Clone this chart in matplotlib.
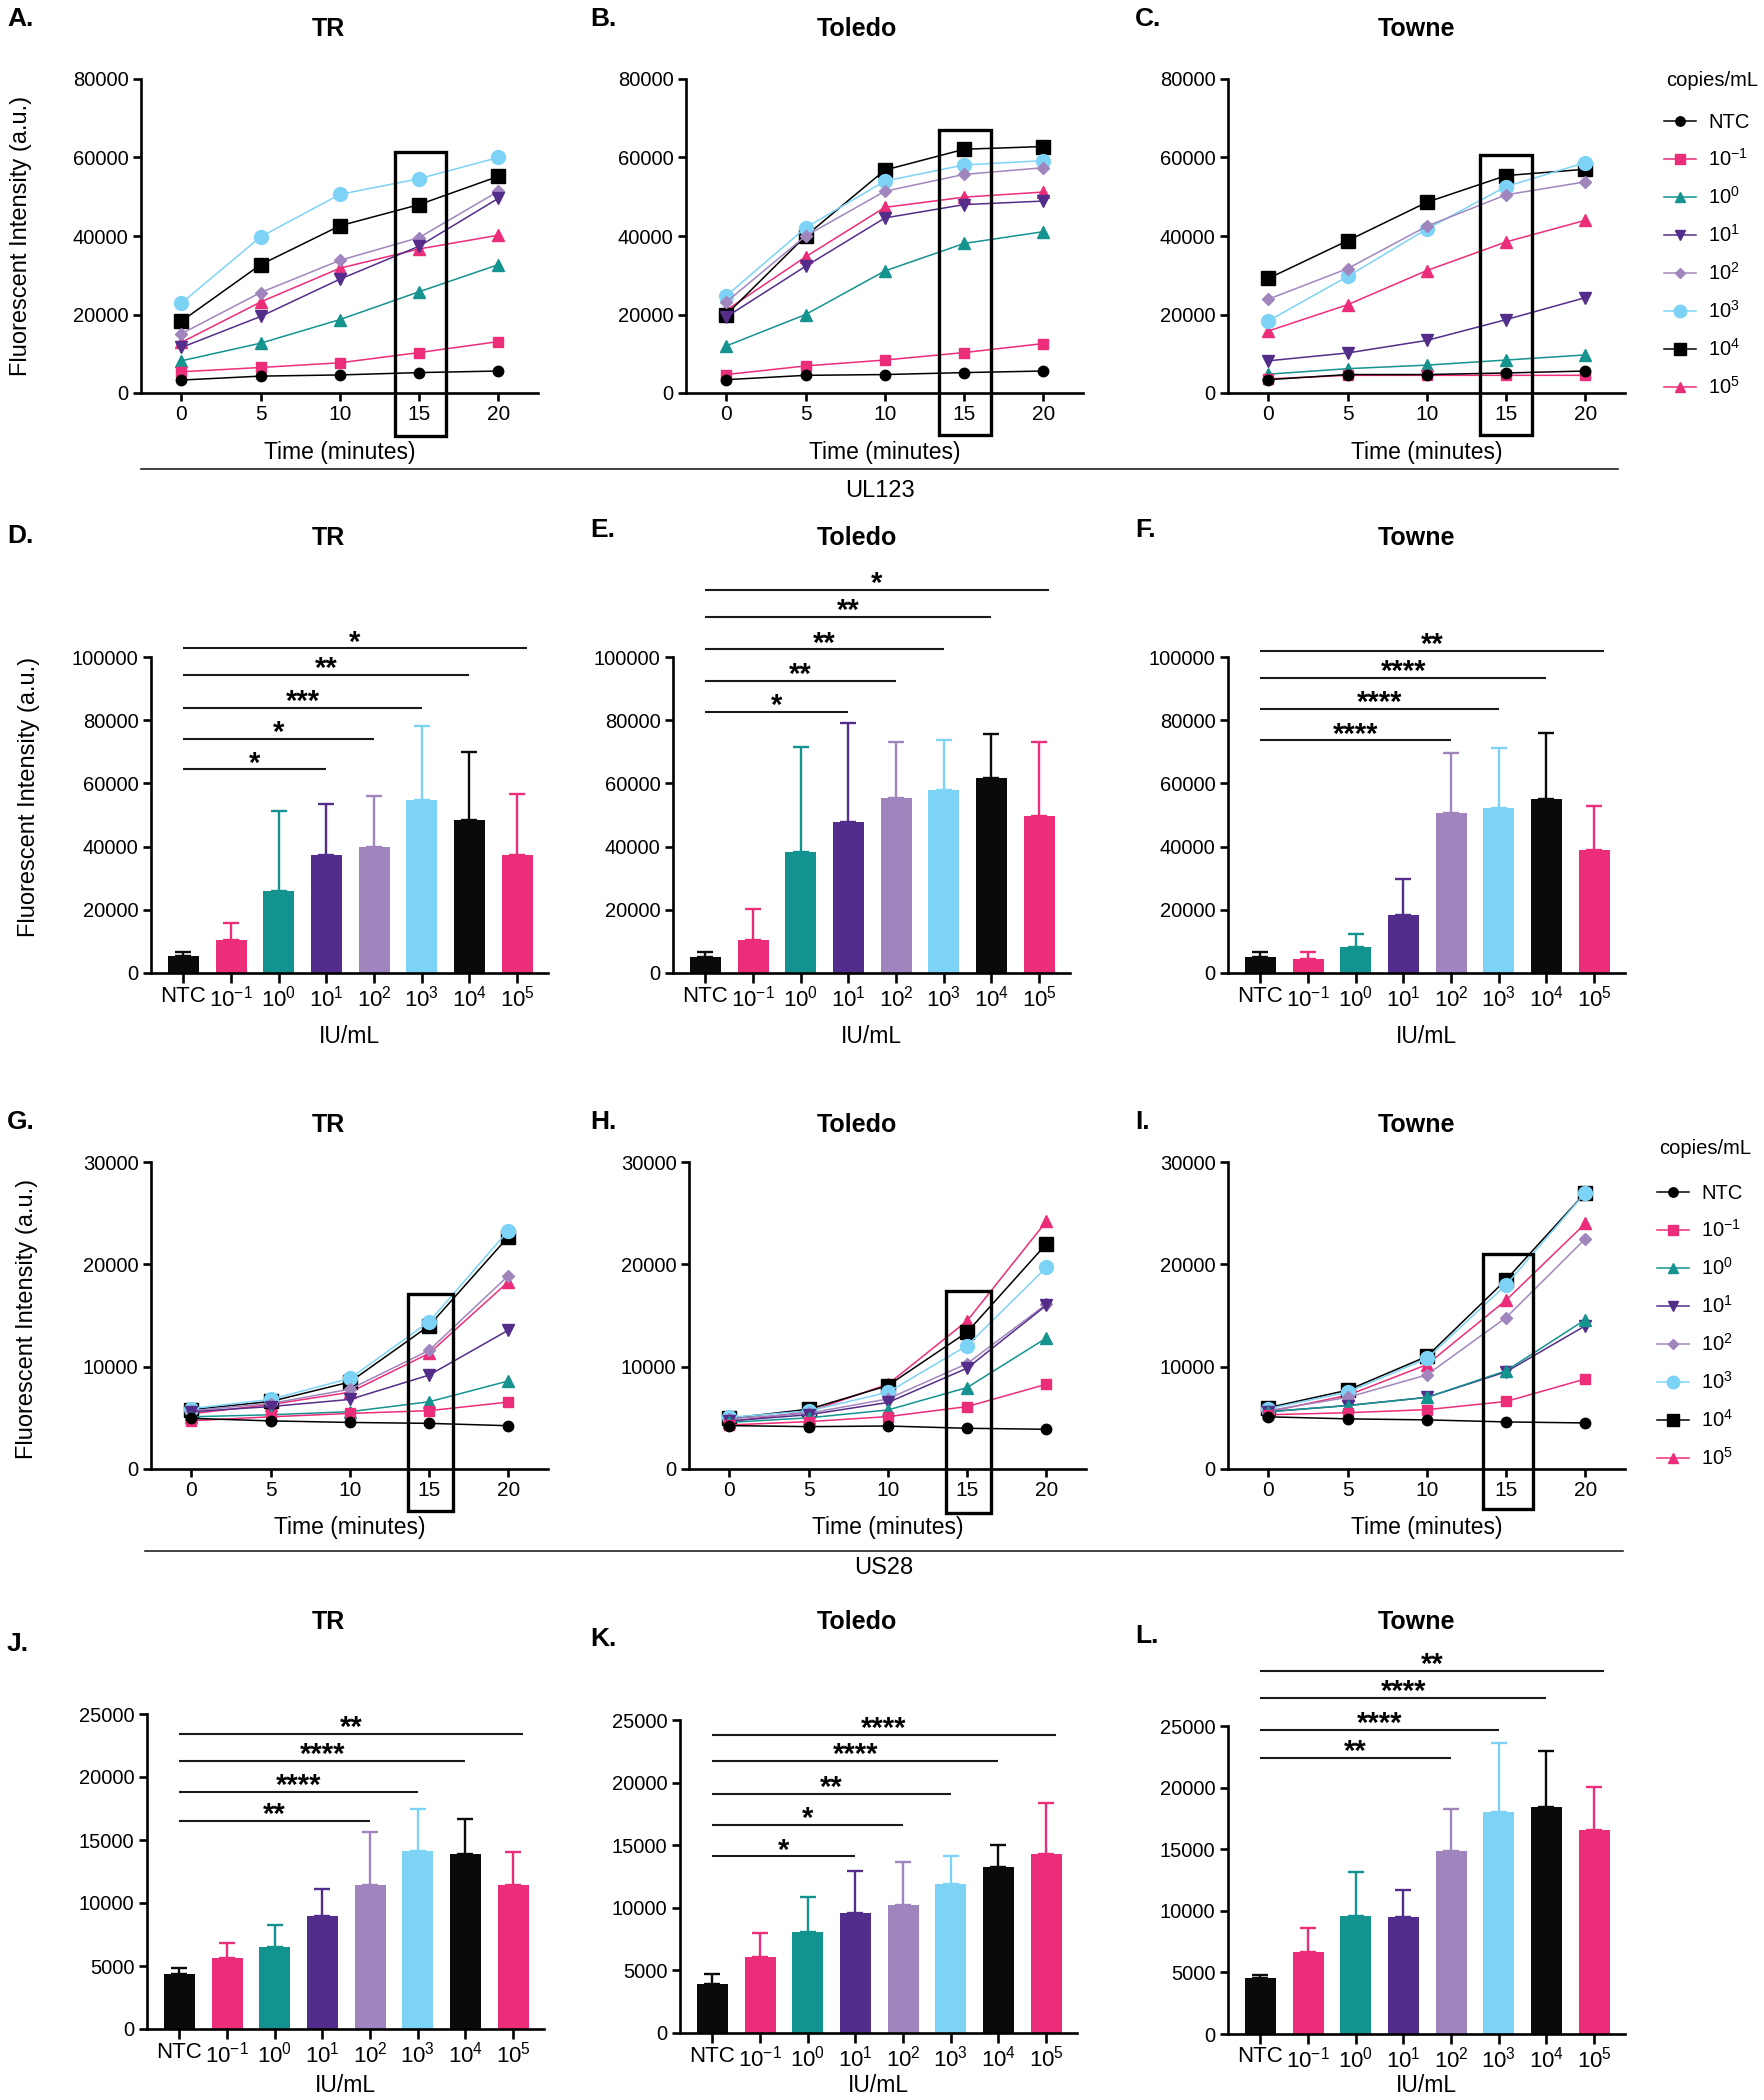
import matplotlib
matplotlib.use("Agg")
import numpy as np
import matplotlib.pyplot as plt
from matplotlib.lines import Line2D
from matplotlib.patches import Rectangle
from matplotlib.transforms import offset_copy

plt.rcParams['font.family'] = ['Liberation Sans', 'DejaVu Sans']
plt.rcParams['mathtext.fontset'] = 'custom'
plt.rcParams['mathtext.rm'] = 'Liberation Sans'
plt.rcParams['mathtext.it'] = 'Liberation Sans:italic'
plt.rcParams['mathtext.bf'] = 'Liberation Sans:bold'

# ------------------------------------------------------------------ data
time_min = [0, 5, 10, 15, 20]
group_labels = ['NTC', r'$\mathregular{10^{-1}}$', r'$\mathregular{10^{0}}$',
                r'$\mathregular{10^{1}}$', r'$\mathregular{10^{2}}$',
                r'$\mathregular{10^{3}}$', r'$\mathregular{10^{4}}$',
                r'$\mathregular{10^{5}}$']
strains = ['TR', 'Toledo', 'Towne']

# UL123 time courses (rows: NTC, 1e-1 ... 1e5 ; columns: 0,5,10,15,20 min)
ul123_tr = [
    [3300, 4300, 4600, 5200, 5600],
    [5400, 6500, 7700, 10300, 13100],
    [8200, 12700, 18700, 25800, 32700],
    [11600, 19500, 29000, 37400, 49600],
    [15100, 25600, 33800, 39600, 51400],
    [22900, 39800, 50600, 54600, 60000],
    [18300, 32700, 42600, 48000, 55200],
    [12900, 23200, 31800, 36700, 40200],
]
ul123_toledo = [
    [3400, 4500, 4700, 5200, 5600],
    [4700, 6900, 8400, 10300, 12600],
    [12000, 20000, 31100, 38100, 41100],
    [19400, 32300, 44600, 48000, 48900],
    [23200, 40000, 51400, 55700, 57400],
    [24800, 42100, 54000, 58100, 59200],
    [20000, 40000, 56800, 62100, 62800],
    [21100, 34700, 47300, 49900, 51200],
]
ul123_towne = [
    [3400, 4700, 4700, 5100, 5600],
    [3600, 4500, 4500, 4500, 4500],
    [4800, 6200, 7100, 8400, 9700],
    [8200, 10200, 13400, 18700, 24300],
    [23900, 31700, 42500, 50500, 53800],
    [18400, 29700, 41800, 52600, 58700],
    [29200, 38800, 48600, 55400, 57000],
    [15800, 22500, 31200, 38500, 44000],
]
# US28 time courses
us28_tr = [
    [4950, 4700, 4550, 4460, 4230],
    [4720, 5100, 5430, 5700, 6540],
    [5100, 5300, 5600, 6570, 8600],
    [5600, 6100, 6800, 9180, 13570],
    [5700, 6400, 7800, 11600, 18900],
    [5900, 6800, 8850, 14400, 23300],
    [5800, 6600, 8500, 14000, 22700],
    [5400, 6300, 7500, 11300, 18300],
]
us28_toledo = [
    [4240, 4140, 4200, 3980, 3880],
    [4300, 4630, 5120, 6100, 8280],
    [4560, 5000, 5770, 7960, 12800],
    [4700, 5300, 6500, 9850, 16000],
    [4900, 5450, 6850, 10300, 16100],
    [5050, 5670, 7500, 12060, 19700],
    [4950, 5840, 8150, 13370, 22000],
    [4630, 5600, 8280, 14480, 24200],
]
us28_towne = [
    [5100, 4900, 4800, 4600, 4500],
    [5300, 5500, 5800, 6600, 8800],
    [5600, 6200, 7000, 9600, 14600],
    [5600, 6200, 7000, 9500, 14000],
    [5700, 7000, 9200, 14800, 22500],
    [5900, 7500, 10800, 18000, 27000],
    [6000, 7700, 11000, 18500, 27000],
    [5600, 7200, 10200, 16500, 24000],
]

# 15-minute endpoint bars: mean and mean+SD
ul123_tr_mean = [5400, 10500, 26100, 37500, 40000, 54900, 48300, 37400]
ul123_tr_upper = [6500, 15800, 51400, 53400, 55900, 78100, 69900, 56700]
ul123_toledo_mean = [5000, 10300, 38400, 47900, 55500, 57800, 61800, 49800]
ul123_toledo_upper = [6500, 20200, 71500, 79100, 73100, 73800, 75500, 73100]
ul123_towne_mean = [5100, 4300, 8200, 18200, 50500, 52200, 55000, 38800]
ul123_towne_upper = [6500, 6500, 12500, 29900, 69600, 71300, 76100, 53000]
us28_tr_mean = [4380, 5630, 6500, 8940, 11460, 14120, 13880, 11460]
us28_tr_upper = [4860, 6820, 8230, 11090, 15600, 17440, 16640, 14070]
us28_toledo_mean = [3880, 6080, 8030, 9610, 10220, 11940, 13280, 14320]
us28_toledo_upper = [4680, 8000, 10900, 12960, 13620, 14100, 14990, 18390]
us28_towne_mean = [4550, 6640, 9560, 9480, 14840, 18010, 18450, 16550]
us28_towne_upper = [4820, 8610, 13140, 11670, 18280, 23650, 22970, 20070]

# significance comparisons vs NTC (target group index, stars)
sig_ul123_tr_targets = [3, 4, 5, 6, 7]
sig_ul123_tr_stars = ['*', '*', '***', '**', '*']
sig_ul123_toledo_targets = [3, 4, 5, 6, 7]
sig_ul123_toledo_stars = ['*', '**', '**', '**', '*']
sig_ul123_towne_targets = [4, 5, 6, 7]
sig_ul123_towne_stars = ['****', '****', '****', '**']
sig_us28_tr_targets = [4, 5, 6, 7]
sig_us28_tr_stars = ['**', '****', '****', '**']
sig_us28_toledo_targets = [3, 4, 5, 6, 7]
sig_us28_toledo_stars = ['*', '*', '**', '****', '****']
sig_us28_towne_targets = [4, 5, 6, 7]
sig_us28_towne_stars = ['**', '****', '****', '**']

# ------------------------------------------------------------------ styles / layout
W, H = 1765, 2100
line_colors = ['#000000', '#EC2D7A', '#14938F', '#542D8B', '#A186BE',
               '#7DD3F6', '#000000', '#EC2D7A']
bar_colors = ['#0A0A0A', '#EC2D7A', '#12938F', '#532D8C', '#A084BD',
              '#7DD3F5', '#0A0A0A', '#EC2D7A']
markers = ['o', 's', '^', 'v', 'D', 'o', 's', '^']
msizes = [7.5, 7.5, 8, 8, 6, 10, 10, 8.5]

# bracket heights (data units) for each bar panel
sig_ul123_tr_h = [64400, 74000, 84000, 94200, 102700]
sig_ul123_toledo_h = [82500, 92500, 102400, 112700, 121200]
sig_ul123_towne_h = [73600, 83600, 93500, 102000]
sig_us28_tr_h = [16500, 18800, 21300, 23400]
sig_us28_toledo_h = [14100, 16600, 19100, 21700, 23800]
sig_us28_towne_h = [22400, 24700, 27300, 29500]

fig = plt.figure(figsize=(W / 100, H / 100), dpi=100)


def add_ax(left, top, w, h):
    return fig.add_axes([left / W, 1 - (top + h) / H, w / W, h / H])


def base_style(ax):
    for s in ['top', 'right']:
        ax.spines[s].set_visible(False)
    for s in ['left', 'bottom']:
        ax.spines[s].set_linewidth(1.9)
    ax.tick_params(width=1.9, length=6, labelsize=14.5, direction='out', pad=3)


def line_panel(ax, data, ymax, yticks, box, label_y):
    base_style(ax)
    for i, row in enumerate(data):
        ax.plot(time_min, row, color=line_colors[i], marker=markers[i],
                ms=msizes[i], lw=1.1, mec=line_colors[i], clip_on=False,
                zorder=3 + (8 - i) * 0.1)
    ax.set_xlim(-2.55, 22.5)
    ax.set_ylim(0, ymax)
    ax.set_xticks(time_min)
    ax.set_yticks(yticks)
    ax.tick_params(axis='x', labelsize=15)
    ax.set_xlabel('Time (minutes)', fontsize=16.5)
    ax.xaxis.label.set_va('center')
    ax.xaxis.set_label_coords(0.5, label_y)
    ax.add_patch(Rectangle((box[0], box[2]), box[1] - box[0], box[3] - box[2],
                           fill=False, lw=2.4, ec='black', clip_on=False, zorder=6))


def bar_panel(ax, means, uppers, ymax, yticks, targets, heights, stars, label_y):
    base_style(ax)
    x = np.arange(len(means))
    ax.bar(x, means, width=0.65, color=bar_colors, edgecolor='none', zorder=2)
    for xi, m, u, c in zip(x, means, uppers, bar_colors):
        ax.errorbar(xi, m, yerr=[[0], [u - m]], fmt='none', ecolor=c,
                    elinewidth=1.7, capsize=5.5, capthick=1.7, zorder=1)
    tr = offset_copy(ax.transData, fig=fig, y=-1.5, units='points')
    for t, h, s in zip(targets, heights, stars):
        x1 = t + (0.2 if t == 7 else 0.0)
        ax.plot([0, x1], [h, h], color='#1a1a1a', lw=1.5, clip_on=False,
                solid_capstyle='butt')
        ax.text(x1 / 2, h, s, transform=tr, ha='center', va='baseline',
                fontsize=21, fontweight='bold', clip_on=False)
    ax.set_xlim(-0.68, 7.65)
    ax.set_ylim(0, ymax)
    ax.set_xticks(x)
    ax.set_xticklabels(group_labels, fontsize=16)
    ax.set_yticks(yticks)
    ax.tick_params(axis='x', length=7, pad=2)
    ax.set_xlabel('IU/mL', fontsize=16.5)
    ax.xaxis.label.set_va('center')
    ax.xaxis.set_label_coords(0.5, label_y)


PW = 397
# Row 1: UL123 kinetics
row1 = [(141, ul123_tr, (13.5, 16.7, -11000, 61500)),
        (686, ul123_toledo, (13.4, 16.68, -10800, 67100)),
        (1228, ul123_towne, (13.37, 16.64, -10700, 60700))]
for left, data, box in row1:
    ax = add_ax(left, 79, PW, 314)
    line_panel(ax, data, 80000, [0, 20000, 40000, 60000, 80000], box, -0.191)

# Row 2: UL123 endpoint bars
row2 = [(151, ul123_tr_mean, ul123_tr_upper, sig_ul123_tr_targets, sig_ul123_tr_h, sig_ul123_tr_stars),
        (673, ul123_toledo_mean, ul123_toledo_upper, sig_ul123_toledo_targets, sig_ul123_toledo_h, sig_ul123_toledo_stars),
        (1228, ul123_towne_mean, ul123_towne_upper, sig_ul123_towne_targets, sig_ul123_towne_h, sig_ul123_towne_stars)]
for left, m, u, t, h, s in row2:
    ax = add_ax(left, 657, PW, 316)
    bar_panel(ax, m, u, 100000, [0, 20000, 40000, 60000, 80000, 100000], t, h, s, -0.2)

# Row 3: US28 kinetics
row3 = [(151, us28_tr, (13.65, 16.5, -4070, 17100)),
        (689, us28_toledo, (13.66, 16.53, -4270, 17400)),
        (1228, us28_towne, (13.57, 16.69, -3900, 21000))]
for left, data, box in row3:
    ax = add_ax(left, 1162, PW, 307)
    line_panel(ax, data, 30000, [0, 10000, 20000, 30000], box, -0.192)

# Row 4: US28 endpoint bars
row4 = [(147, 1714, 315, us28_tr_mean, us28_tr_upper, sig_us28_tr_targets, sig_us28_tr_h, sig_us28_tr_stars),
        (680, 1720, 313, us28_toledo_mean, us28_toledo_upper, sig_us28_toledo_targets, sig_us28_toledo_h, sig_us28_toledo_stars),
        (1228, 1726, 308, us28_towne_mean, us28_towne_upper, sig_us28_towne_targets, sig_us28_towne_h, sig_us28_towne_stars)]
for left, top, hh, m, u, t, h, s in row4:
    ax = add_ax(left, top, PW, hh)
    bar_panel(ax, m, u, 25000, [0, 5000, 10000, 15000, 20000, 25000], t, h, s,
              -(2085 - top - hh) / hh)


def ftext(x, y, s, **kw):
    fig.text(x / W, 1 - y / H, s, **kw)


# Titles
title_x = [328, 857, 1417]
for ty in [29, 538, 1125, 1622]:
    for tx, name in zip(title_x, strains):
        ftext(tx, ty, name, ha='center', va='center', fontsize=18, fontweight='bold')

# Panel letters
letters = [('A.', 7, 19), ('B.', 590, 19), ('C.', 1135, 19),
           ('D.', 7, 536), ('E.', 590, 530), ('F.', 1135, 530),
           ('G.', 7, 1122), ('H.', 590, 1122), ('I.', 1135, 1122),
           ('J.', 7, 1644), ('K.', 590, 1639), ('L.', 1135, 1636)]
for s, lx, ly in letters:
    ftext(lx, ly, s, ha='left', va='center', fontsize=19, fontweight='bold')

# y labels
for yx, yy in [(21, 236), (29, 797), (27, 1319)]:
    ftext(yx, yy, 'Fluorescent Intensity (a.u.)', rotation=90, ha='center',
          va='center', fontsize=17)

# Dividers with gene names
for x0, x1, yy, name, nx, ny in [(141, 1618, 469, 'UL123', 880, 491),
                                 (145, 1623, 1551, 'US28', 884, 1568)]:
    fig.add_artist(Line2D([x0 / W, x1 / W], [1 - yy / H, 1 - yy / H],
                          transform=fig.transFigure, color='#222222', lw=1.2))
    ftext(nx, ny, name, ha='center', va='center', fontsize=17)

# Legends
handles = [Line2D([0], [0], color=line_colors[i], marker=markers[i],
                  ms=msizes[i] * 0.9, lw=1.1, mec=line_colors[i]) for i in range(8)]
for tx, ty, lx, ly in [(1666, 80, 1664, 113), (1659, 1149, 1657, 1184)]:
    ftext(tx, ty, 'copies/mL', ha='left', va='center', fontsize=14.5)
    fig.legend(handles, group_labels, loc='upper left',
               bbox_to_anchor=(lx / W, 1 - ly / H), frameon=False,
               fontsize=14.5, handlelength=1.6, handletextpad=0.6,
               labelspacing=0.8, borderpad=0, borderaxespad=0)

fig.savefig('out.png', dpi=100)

= = = =

> _What is being asked_: Give again, word for word, every line from the top of the data above to the line holding "strains = ['TR', 'Toledo', 'Towne']", inclusive, with the pictures left out.

> _Full output_:
Clone this chart in matplotlib.
import matplotlib
matplotlib.use("Agg")
import numpy as np
import matplotlib.pyplot as plt
from matplotlib.lines import Line2D
from matplotlib.patches import Rectangle
from matplotlib.transforms import offset_copy

plt.rcParams['font.family'] = ['Liberation Sans', 'DejaVu Sans']
plt.rcParams['mathtext.fontset'] = 'custom'
plt.rcParams['mathtext.rm'] = 'Liberation Sans'
plt.rcParams['mathtext.it'] = 'Liberation Sans:italic'
plt.rcParams['mathtext.bf'] = 'Liberation Sans:bold'

# ------------------------------------------------------------------ data
time_min = [0, 5, 10, 15, 20]
group_labels = ['NTC', r'$\mathregular{10^{-1}}$', r'$\mathregular{10^{0}}$',
                r'$\mathregular{10^{1}}$', r'$\mathregular{10^{2}}$',
                r'$\mathregular{10^{3}}$', r'$\mathregular{10^{4}}$',
                r'$\mathregular{10^{5}}$']
strains = ['TR', 'Toledo', 'Towne']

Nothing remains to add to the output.